I run a test on a pda uplc with custom fields that use values for CConst1 to CConst6 so fairly busy. Then i have 2 derived channels and CCalref1 populated for both channels for use in a summary custom field. Then my main custom field calculates impurity percentages for unknown peaks for samples in my 50 minute run with lots of peaks to calculate.
Although i have confined my cfs as best i can by limiting sample type etc im worried im overloading the raw data space in the project. I only need my summary intersample cfs on injections 4 and 5 so is it best to throw the summarize custom fields function directly under injection 5 to save space? 
I know software packages always claim you can use every single inch of it but does that sound too much. My processing sample set time takes at least 5 minutes!!!

Best Answer

  • MJS
    MJS
    Answer ✓
    I believe the answer is really just as simple as the capacity of the PC/DB server's drive.  There is a distinction between raw data (chromatographic data, ".dat" files) and the tablespace data (all the metadata starting with injection identifiers like sample names to the final results, the various database related files) but it sort of depends on your specific installation configuration (see the excerpt at the bottom).  When processing a large, complex sample set, minimizing the custom fields processing as you say you try to do is great as it reduces the number of calculations performed and, in turn, speeds up processing and reduces the amount of tablespace data generated.  For how complex your processing/cfs appear to be based on all your previous posts, I can't say I'm too surprised by a 5 minute time.

    Just to note...I don't think the location of the summarize custom fields would make any difference.  I believe Empower will still attempt to calculate all fields which meet the the sample type restrictions and will just result in irrelevant/erroneous results for those fields/injections.  To further improve time if it is really that important...minimize project scopes to reduce the sheer number of cfs to only those absolutely relevant, consider the processing methods and their options (e.g. do you continually process for peak purity even though you don't routinely use that information), and probably as a last resort, modify formulae to be more specific where possible (e.g. specific peak names rather than flexible/open-ended/robust formulae so it only generates the value for the specific peaks rather than all).

    The following is an excerpt from Waters doc 715003451, Emp3 Install guide:

    Empower raw data files
    The size of the Empower chromatography raw data files varies according to sampling rates, run times, and number of samples. PDA and MS files are bigger because they are 3-dimensional data (wavelength and mass range must be included). The total space requirement depends on how often you archive and how many systems are creating raw data files.
    Tip: Raw data files can grow very quickly. Hundreds of GB may be needed for raw data.

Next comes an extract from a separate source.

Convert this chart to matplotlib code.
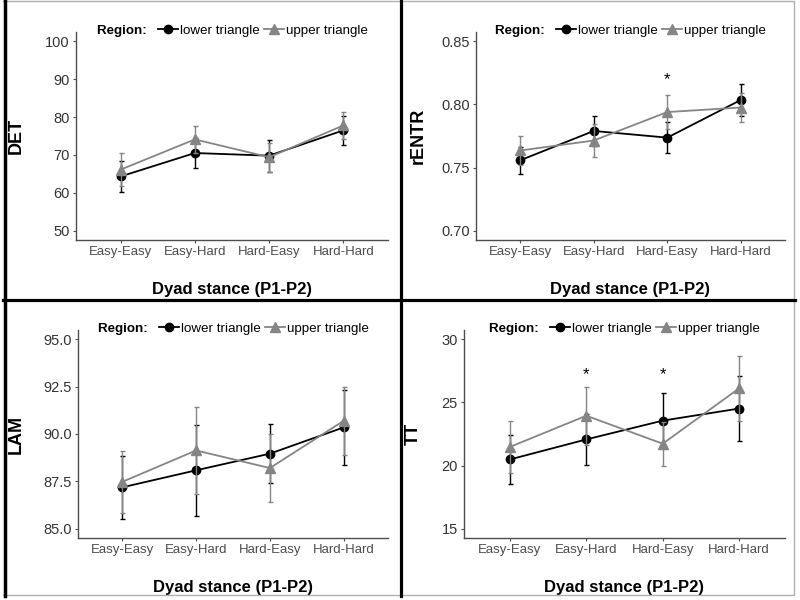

If you use up too much space, you can backup older projects to regain space on the raw data drive.

    Empower database
    The database datafiles (tablespace files) are configured to “autoextend”. As projects, raw data files, and results are created, the initial database datafile must autoextend to store all information.
    Tip: The amount of free disk space limits the extension of the database files. You can add additional tablespace files to other hard drives, space permitting, or free space on the original drive, to allow for adequate extension.

Answers

  • Thanks very much for the reply. I will look into what our capacity is here in work. I have tried to pin down the required custom fields as much as is possible by restricting sample types to unknowns and found peaks etc. Plus the related substances are all run in one project so there is no chance that other peaks from different runs will use up the memory. 
  • More custom fields, specifically ones that have dependencies, will slow down processing of data as well as contributing to tablespace content. The next Service Release of Empower will not have tablespace limitations. While this will make it easier to administer, you may find that projects with many fields and calculations are allowed to run away on their own without a notification to investigate.